__Task instructions__
Nothing in the data should change when you return it, but leave the pictures out.

__Entries supplied__

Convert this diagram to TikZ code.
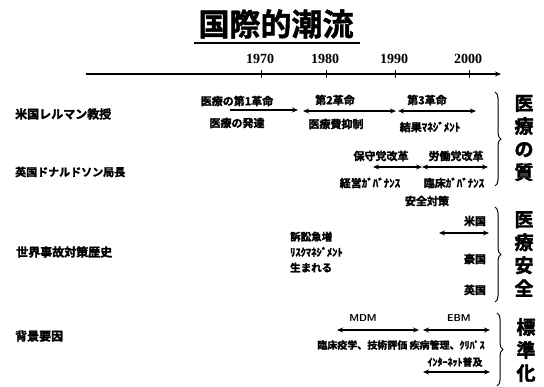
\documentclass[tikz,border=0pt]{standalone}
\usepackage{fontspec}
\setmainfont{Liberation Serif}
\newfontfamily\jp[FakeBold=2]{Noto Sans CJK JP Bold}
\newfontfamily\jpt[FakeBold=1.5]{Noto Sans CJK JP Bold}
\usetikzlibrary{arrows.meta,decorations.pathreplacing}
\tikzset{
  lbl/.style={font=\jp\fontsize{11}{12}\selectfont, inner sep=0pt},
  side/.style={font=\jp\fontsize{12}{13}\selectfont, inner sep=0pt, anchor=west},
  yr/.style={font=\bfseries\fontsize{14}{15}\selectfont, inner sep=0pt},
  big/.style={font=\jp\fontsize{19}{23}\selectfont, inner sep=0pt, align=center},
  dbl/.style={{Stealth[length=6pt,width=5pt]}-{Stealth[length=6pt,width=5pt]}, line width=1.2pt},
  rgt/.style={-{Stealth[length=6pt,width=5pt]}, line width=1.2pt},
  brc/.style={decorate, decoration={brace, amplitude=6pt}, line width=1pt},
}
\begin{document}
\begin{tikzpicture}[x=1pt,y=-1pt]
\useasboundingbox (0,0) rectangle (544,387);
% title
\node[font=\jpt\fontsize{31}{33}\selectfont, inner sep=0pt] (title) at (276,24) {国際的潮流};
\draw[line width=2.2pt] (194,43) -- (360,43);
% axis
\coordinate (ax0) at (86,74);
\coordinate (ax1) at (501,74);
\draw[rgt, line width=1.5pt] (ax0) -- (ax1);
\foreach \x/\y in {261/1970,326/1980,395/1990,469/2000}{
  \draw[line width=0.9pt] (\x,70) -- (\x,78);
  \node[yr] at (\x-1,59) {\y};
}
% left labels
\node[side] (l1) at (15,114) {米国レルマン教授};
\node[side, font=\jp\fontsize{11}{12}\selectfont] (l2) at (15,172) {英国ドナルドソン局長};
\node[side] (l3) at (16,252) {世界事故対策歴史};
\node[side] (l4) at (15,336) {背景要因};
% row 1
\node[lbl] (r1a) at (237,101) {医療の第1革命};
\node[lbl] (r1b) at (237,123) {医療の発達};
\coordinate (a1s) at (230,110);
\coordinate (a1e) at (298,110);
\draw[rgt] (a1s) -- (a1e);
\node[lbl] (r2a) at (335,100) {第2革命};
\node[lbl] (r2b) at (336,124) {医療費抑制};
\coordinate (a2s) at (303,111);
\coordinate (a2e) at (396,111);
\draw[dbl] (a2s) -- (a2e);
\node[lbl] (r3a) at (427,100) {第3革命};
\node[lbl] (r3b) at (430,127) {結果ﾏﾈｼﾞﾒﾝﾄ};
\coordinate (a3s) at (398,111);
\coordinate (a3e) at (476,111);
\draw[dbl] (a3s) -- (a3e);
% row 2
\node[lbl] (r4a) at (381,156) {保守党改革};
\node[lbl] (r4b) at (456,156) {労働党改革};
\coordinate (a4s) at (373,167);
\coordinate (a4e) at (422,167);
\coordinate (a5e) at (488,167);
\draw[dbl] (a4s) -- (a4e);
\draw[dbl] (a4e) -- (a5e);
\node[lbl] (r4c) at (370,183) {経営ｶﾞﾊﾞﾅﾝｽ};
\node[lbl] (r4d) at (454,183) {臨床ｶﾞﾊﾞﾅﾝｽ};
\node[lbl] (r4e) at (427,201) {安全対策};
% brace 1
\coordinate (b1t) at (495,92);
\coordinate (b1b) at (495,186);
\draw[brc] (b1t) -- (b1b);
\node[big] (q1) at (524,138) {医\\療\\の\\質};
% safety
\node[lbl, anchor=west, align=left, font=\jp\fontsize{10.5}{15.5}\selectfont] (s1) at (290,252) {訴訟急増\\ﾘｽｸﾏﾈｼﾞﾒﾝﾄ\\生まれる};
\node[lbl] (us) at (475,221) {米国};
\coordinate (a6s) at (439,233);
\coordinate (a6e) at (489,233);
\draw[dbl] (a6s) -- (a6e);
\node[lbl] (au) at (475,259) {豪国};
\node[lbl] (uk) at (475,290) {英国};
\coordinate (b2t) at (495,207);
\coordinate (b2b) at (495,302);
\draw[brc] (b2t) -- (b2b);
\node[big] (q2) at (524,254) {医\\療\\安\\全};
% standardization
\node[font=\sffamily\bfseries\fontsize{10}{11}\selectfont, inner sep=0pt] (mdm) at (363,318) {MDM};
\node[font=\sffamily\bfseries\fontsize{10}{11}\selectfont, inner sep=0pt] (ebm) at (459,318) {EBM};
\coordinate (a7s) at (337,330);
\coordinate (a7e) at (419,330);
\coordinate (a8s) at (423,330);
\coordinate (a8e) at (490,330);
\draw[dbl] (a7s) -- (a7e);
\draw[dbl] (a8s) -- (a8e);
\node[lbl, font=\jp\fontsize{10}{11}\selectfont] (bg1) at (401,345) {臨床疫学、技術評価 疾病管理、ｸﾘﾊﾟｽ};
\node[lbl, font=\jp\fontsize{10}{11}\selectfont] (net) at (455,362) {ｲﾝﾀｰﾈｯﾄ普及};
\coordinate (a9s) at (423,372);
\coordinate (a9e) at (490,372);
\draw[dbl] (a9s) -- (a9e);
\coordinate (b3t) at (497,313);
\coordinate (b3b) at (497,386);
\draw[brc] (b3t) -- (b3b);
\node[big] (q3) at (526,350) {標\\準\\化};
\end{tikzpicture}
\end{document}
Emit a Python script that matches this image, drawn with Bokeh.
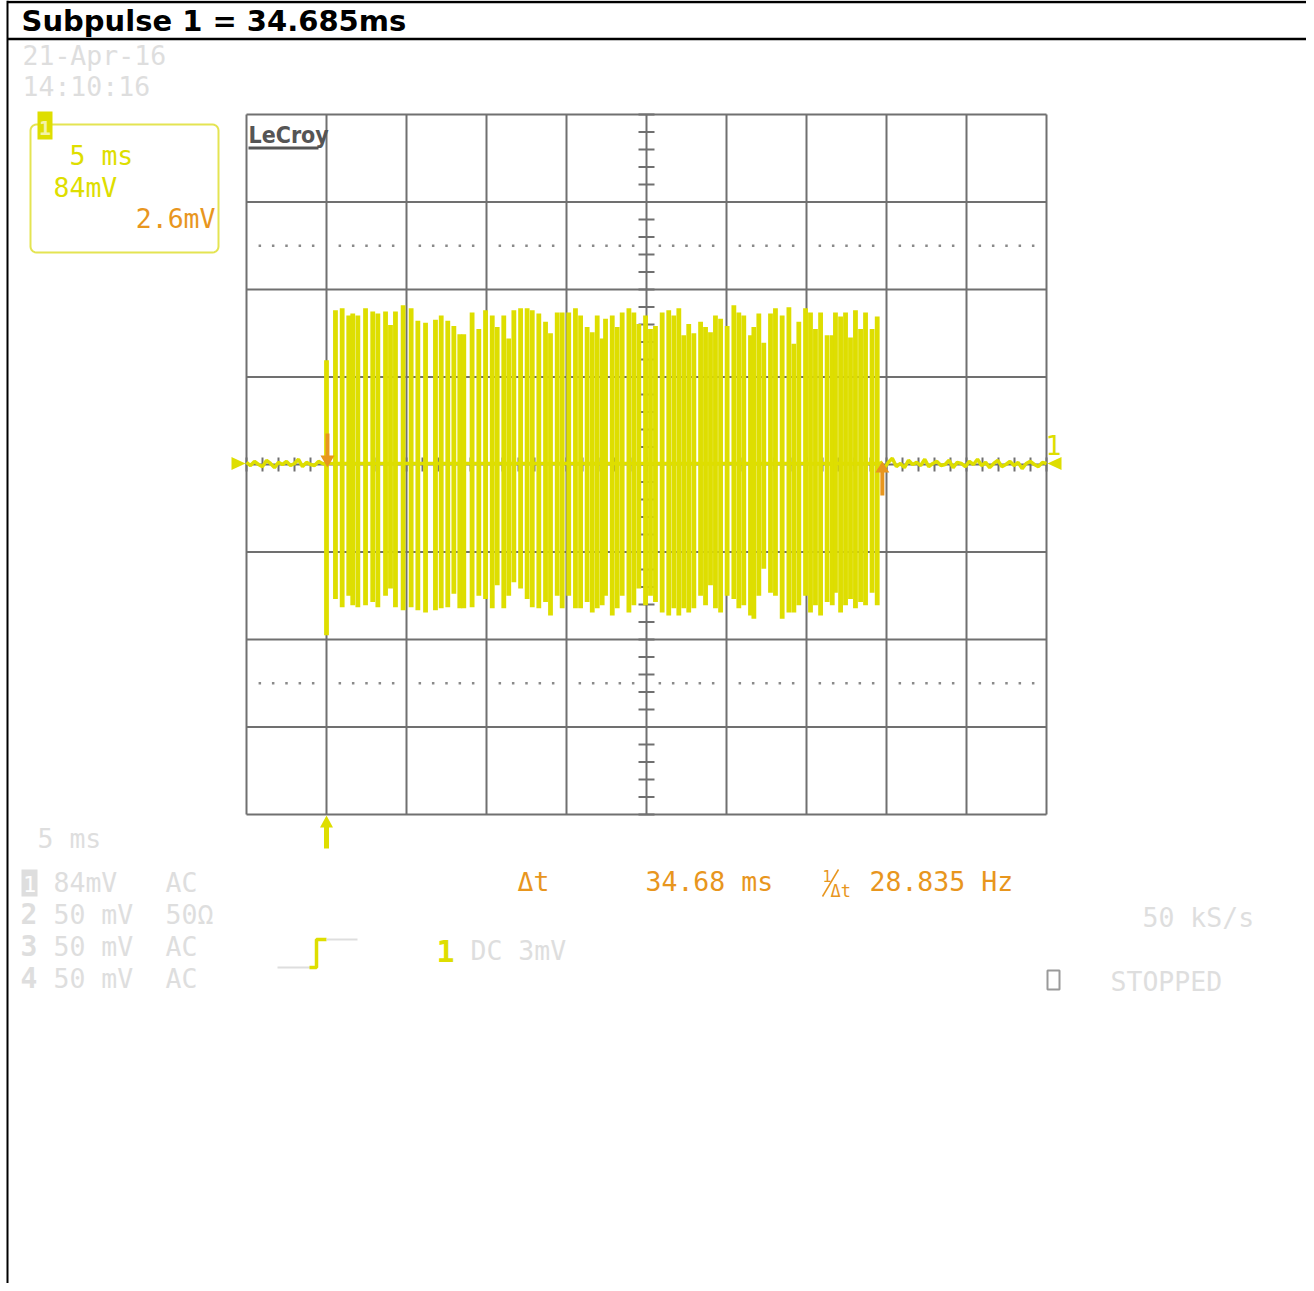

__Problem solution__
Convert this diagram to TikZ code.
\documentclass[tikz,border=0pt]{standalone}
\usepackage{fontspec}
\setmainfont{Liberation Serif}
\newfontfamily\jp[FakeBold=2]{Noto Sans CJK JP Bold}
\newfontfamily\jpt[FakeBold=1.5]{Noto Sans CJK JP Bold}
\usetikzlibrary{arrows.meta,decorations.pathreplacing}
\tikzset{
  lbl/.style={font=\jp\fontsize{11}{12}\selectfont, inner sep=0pt},
  side/.style={font=\jp\fontsize{12}{13}\selectfont, inner sep=0pt, anchor=west},
  yr/.style={font=\bfseries\fontsize{14}{15}\selectfont, inner sep=0pt},
  big/.style={font=\jp\fontsize{19}{23}\selectfont, inner sep=0pt, align=center},
  dbl/.style={{Stealth[length=6pt,width=5pt]}-{Stealth[length=6pt,width=5pt]}, line width=1.2pt},
  rgt/.style={-{Stealth[length=6pt,width=5pt]}, line width=1.2pt},
  brc/.style={decorate, decoration={brace, amplitude=6pt}, line width=1pt},
}
\begin{document}
\begin{tikzpicture}[x=1pt,y=-1pt]
\useasboundingbox (0,0) rectangle (544,387);
% title
\node[font=\jpt\fontsize{31}{33}\selectfont, inner sep=0pt] (title) at (276,24) {国際的潮流};
\draw[line width=2.2pt] (194,43) -- (360,43);
% axis
\coordinate (ax0) at (86,74);
\coordinate (ax1) at (501,74);
\draw[rgt, line width=1.5pt] (ax0) -- (ax1);
\foreach \x/\y in {261/1970,326/1980,395/1990,469/2000}{
  \draw[line width=0.9pt] (\x,70) -- (\x,78);
  \node[yr] at (\x-1,59) {\y};
}
% left labels
\node[side] (l1) at (15,114) {米国レルマン教授};
\node[side, font=\jp\fontsize{11}{12}\selectfont] (l2) at (15,172) {英国ドナルドソン局長};
\node[side] (l3) at (16,252) {世界事故対策歴史};
\node[side] (l4) at (15,336) {背景要因};
% row 1
\node[lbl] (r1a) at (237,101) {医療の第1革命};
\node[lbl] (r1b) at (237,123) {医療の発達};
\coordinate (a1s) at (230,110);
\coordinate (a1e) at (298,110);
\draw[rgt] (a1s) -- (a1e);
\node[lbl] (r2a) at (335,100) {第2革命};
\node[lbl] (r2b) at (336,124) {医療費抑制};
\coordinate (a2s) at (303,111);
\coordinate (a2e) at (396,111);
\draw[dbl] (a2s) -- (a2e);
\node[lbl] (r3a) at (427,100) {第3革命};
\node[lbl] (r3b) at (430,127) {結果ﾏﾈｼﾞﾒﾝﾄ};
\coordinate (a3s) at (398,111);
\coordinate (a3e) at (476,111);
\draw[dbl] (a3s) -- (a3e);
% row 2
\node[lbl] (r4a) at (381,156) {保守党改革};
\node[lbl] (r4b) at (456,156) {労働党改革};
\coordinate (a4s) at (373,167);
\coordinate (a4e) at (422,167);
\coordinate (a5e) at (488,167);
\draw[dbl] (a4s) -- (a4e);
\draw[dbl] (a4e) -- (a5e);
\node[lbl] (r4c) at (370,183) {経営ｶﾞﾊﾞﾅﾝｽ};
\node[lbl] (r4d) at (454,183) {臨床ｶﾞﾊﾞﾅﾝｽ};
\node[lbl] (r4e) at (427,201) {安全対策};
% brace 1
\coordinate (b1t) at (495,92);
\coordinate (b1b) at (495,186);
\draw[brc] (b1t) -- (b1b);
\node[big] (q1) at (524,138) {医\\療\\の\\質};
% safety
\node[lbl, anchor=west, align=left, font=\jp\fontsize{10.5}{15.5}\selectfont] (s1) at (290,252) {訴訟急増\\ﾘｽｸﾏﾈｼﾞﾒﾝﾄ\\生まれる};
\node[lbl] (us) at (475,221) {米国};
\coordinate (a6s) at (439,233);
\coordinate (a6e) at (489,233);
\draw[dbl] (a6s) -- (a6e);
\node[lbl] (au) at (475,259) {豪国};
\node[lbl] (uk) at (475,290) {英国};
\coordinate (b2t) at (495,207);
\coordinate (b2b) at (495,302);
\draw[brc] (b2t) -- (b2b);
\node[big] (q2) at (524,254) {医\\療\\安\\全};
% standardization
\node[font=\sffamily\bfseries\fontsize{10}{11}\selectfont, inner sep=0pt] (mdm) at (363,318) {MDM};
\node[font=\sffamily\bfseries\fontsize{10}{11}\selectfont, inner sep=0pt] (ebm) at (459,318) {EBM};
\coordinate (a7s) at (337,330);
\coordinate (a7e) at (419,330);
\coordinate (a8s) at (423,330);
\coordinate (a8e) at (490,330);
\draw[dbl] (a7s) -- (a7e);
\draw[dbl] (a8s) -- (a8e);
\node[lbl, font=\jp\fontsize{10}{11}\selectfont] (bg1) at (401,345) {臨床疫学、技術評価 疾病管理、ｸﾘﾊﾟｽ};
\node[lbl, font=\jp\fontsize{10}{11}\selectfont] (net) at (455,362) {ｲﾝﾀｰﾈｯﾄ普及};
\coordinate (a9s) at (423,372);
\coordinate (a9e) at (490,372);
\draw[dbl] (a9s) -- (a9e);
\coordinate (b3t) at (497,313);
\coordinate (b3b) at (497,386);
\draw[brc] (b3t) -- (b3b);
\node[big] (q3) at (526,350) {標\\準\\化};
\end{tikzpicture}
\end{document}
Emit a Python script that matches this image, drawn with Bokeh.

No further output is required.